A handful of police officers strolled nearby on an otherwise perfect late-summer evening. There was a breeze rustling the giant trees along the boulevard in the modest north Fargo neighborhood and just the hint of an oncoming chill, which you can read any way you want given the circumstances.
Something happened. What exactly, we will have to wait and see. The police will tell us when it’s time. We hope for the happiest ending possible at this point, but there is a deep well of foreboding. People are talking in all the different ways we talk these days, in person and on Facebook and every way in between, and the verdict is that whatever happened isn’t good. And perhaps it’s evil. That’s what people are saying.
We do know some facts.
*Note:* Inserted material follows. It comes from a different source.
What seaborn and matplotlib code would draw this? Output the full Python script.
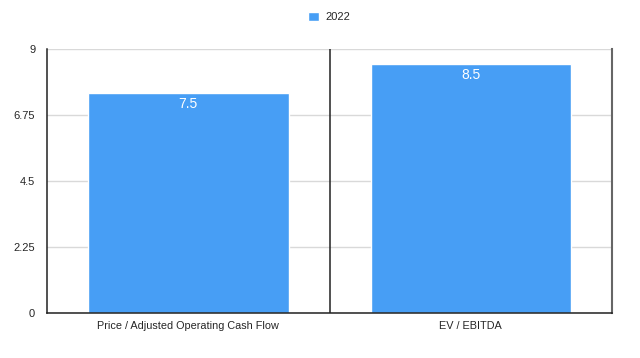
import matplotlib
matplotlib.use('Agg')
import matplotlib.pyplot as plt
import pandas as pd
import seaborn as sns

# Data
categories = ['Price / Adjusted Operating Cash Flow', 'EV / EBITDA']
values_2022 = [7.5, 8.5]
y_ticks = [0, 2.25, 4.5, 6.75, 9]
y_tick_labels = ['0', '2.25', '4.5', '6.75', '9']

df = pd.DataFrame({'metric': categories, 'value': values_2022, 'year': '2022'})

sns.set_style('white')
plt.rcParams['font.family'] = ['Liberation Sans', 'DejaVu Sans']

fig = plt.figure(figsize=(6.4, 3.58), dpi=100)
ax = fig.add_axes([0.0734, 0.1257, 0.883, 0.7374])

sns.barplot(data=df, x='metric', y='value', hue='year', palette=['#479ef5'],
            width=0.71, ax=ax, saturation=1)

ax.set_ylim(0, 9)
ax.set_xlim(-0.5, 1.5)
ax.set_yticks(y_ticks)
ax.set_yticklabels(y_tick_labels, fontsize=8)
ax.tick_params(axis='x', labelsize=7.8, length=0, pad=6)
ax.tick_params(axis='y', length=0, pad=8.5)
ax.set_xlabel('')
ax.set_ylabel('')

ax.yaxis.grid(True, color='#d9d9d9', linewidth=1)
ax.set_axisbelow(True)
ax.axvline(0.5, color='#222222', linewidth=1.1)

for side in ['left', 'bottom']:
    ax.spines[side].set_color('#222222')
    ax.spines[side].set_linewidth(1.1)
ax.spines['right'].set_color('#666666')
ax.spines['right'].set_linewidth(1.5)
ax.spines['top'].set_visible(False)

for container in ax.containers:
    ax.bar_label(container, labels=[f'{v:g}' for v in values_2022],
                 padding=-13, color='white', fontsize=10)

ax.legend(loc='center', bbox_to_anchor=(0.5, 1.121), frameon=False,
          handlelength=0.95, handleheight=0.95, fontsize=8, handletextpad=0.6)

fig.savefig('out.png', dpi=100)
Savanna LaFontaine-Greywind, 22 years old and eight months pregnant, disappeared Saturday after leaving her family’s first-floor apartment to help a neighbor who needed a model while sewing a dress. Wednesday, Fargo police acknowledged the search for Savanna was a criminal investigation. Thursday, police discovered a healthy two-day-old infant in an upper-level apartment in the same building in which LaFontaine-Greywind lived. Two people were detained for questioning.
At about 11 p.m. Thursday, police posted a Facebook update that read in part: “As further information was developed and evidence obtained, William Henry Hoehn and Brooke Lynn Crews were both arrested and charged with class A Felony Conspiracy to Commit Kidnapping.”
The post said the police department would continue to search for Savanna.
We are left to hope for the best while fearing the worst. And with a two-day-old baby alive and no sign of Savanna, the worst could be unimaginable. The best, at this point, might be anything other than that.
The scene in north Fargo didn’t portend anything wicked might have happened in the white apartment building. There was a plastic Halloween pumpkin on the front step, near the front window in Savanna’s apartment. The sound of kids playing could be heard from McKinley Elementary School less than a half-block to the north. Not too many blocks away, festive music fans were streaming across 19th Avenue North and 10th Street toward the Fargodome, where Tim McGraw and Faith Hill were going to play a concert. Students, some of them new to Fargo, were strolling around the North Dakota State University campus.
Just another August evening in Fargo.
Except that something happened inside the apartment building at 2825 9th St. N. What that something is could put the city in the national news for reasons we would’ve never imagined.
Our minds go to places we don’t want to believe. There’s a sickness in the stomach. We hope our gut feeling is wrong. But we prepare for the worst.